I’ve also had a police officer come up to me whilst I was breaking into a car in the middle of a car park and ask if he could help (yeah, it was my car but he didn’t know that and I had no way of proving it until the car was unlocked). This was before cell phones had widespread distribution, and he offered to have someone ring a locksmith to open my car for me. Didn’t have the money, I replied honestly, and continued to force the frame-less glass window down until I could reach through and unlock the door. Now some of that is demeanor. It was my car and I wasn’t freaked out because a cop rolled up behind me. I was also familiar enough with the car’s window mechanism to know a good bit of force would lower the window. The cop didn’t even ask to see some ID and the registration paperwork once I got the door opened. I have darker complected friends who have been stopped while driving a car with keys in it and accused of stealing the thing. Followed by a demand for ID and vehicle registration to prove the vehicle wasn’t stolen.

The added irony is that Ditka was discussing protests within the NFL – protests that are designed to bring attention to racial injustices around the country. He exemplifies the need for these protests.

 

Actual quotes: “There has been no oppression in the last 100 years that I know of.”

“Now maybe I’m not watching it as carefully as other people. I think the opportunity is there for everybody. Race, religion, creed, color, nationality — if you want to work, if you want to try, if you want to put effort into yourself, I think you can accomplish anything.”

For those keeping score at home …

For those keeping score at home, taking a knee (or linking arms) in protest during the national anthem should lead to immediate employee termination because the flag has been so disrespected. Walking out in protest during the national anthem? Absolutely the right thing to do.
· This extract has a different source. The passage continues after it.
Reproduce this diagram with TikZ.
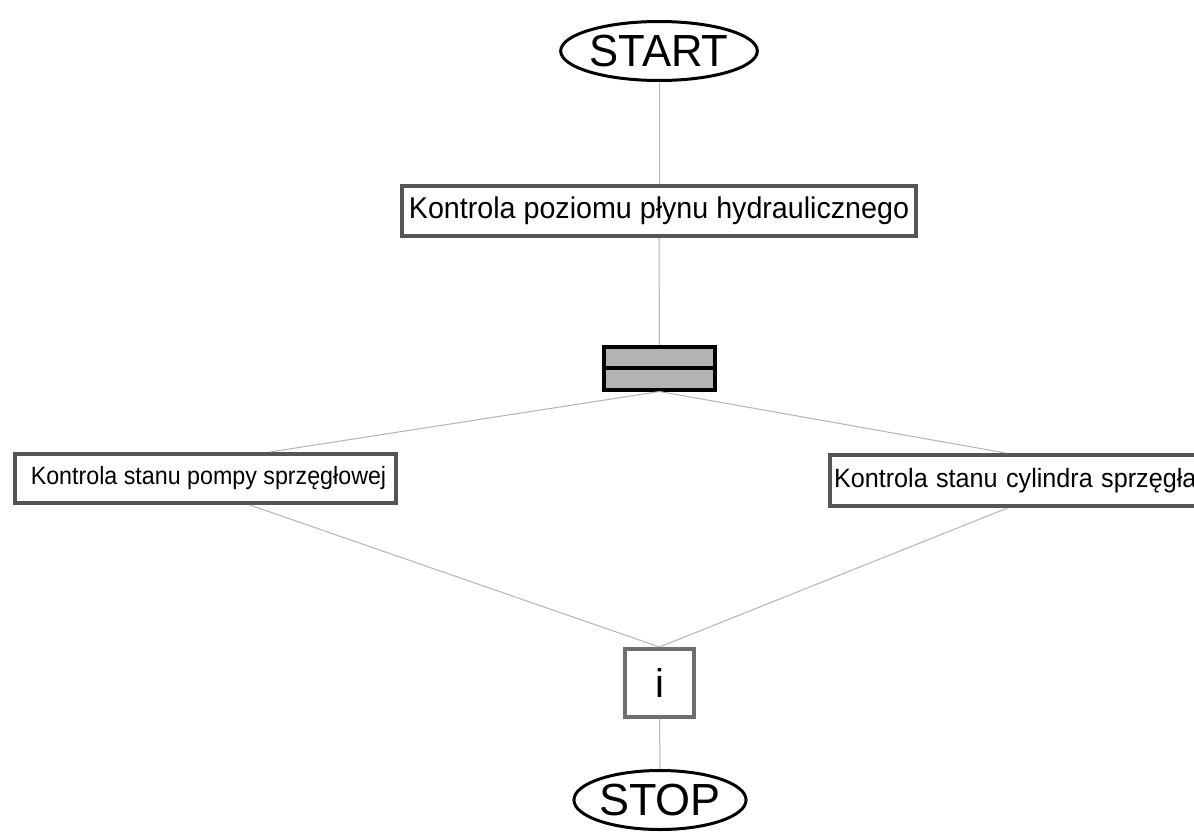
\documentclass[tikz,border=0pt]{standalone}
\usepackage{fontspec}
\usepackage{graphicx}
\setmainfont{Liberation Sans}
\usetikzlibrary{calc,shapes.geometric}
\definecolor{boxedge}{HTML}{555555}
\definecolor{wirecol}{HTML}{B4B4B4}
\definecolor{barfill}{HTML}{B3B3B3}
% horizontally condensed label text
\newcommand{\narrowtext}[2]{\scalebox{#1}[1]{#2}}
\begin{document}
\begin{tikzpicture}[x=1pt,y=-1pt,
  terminal/.style={ellipse, draw=black, line width=3pt, inner sep=0pt,
    minimum width=166pt, minimum height=59pt, font=\fontsize{45}{48}\selectfont},
  task/.style={rectangle, draw=boxedge, line width=4pt, fill=white, inner sep=0pt},
  wire/.style={draw=wirecol, line width=1pt}]
\useasboundingbox (0,0) rectangle (1194,835);
\fill[white] (0,0) rectangle (1194,835);

% nodes
\node[terminal] (start) at (659,51) {\narrowtext{0.97}{START}};
\node[task, minimum width=514pt, minimum height=50pt,
  font=\fontsize{30}{34}\selectfont] (level) at (659,211)
  {\narrowtext{0.955}{Kontrola poziomu płynu hydraulicznego}};
\node[draw=black, fill=barfill, line width=4pt, minimum width=111pt,
  minimum height=43pt, inner sep=0pt] (fork) at (659.5,368) {};
\draw[black, line width=4pt] (fork.west) -- (fork.east);
\node[task, minimum width=381pt, minimum height=49pt,
  font=\fontsize{25}{30}\selectfont] (pump) at (205.5,478.5)
  {\hspace{6pt}\narrowtext{0.93}{Kontrola stanu pompy sprzęgłowej}};
\node[task, anchor=west, text width=370pt, align=left, inner xsep=4pt,
  minimum height=51pt, font=\fontsize{26.5}{30}\selectfont] (cyl) at (828,480.5)
  {\narrowtext{0.95}{Kontrola stanu cylindra sprzęgła}};
\node[task, draw=boxedge!85!white, minimum width=69pt, minimum height=68pt,
  font=\fontsize{40}{44}\selectfont] (join) at (659.5,683) {i};
\node[terminal] (stop) at (660,800) {STOP};

% connectors
\draw[wire] (start.south) -- (level.north);
\draw[wire] (level.south) -- (fork.north);
\draw[wire] (fork.south) -- ($(pump.north west)!0.667!(pump.north east)$);
\draw[wire] (fork.south) -- ($(cyl.north west)!0.465!(cyl.north east)$);
\draw[wire] ($(pump.south west)!0.615!(pump.south east)$) -- (join.north);
\draw[wire] ($(cyl.south west)!0.47!(cyl.south east)$) -- (join.north);
\draw[wire] (join.south) -- (stop.north);
\end{tikzpicture}
\end{document}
The most ironic aspect of Pence’s worst-fake-spontaneity-in-memory protest is that it essentially proves the point Kaepernick was making. Racial inequality is a thing, and not a trivial little thing that inconveniences a few people a year. It’s a big thing that causes hundreds if not thousands of people to DIE, maybe hundreds of thousands more to be incarcerated, and who knows how many embarrassed and inconvenienced each year. If you’re an old white dude, you can walk out on the anthem. If you aren’t … you’re fired!

Equal Time

Before Trump decides to resurrect the Fairness Doctrine (mind you Reagan is the one who eliminated the thing in the first place) … maybe he should consider the practical implication. You wouldn’t have two different late-night shows where the liberal dude had even days and the conservative dude took odd days. Market demand drives what we get – and, yeah, there’s enough of a market to sustain one conservative channel (see: Fox News). What you’d get is a fairly liberal guy eviscerating conservatives for their logically inconsistent and hypocritical positions.

No one, under any circumstances {except my mistress, that’s another story} should abort a pregnancy. Now, you’re on your own paying for medical care during pregnancy. People gave birth at home all the time, so hospital care is a luxury you should not anticipate. Immunizations and checkups for your kid? You’ve got to be kidding. Fund public schools and job training programs so you kid can get a halfway decent job? Seriously?!?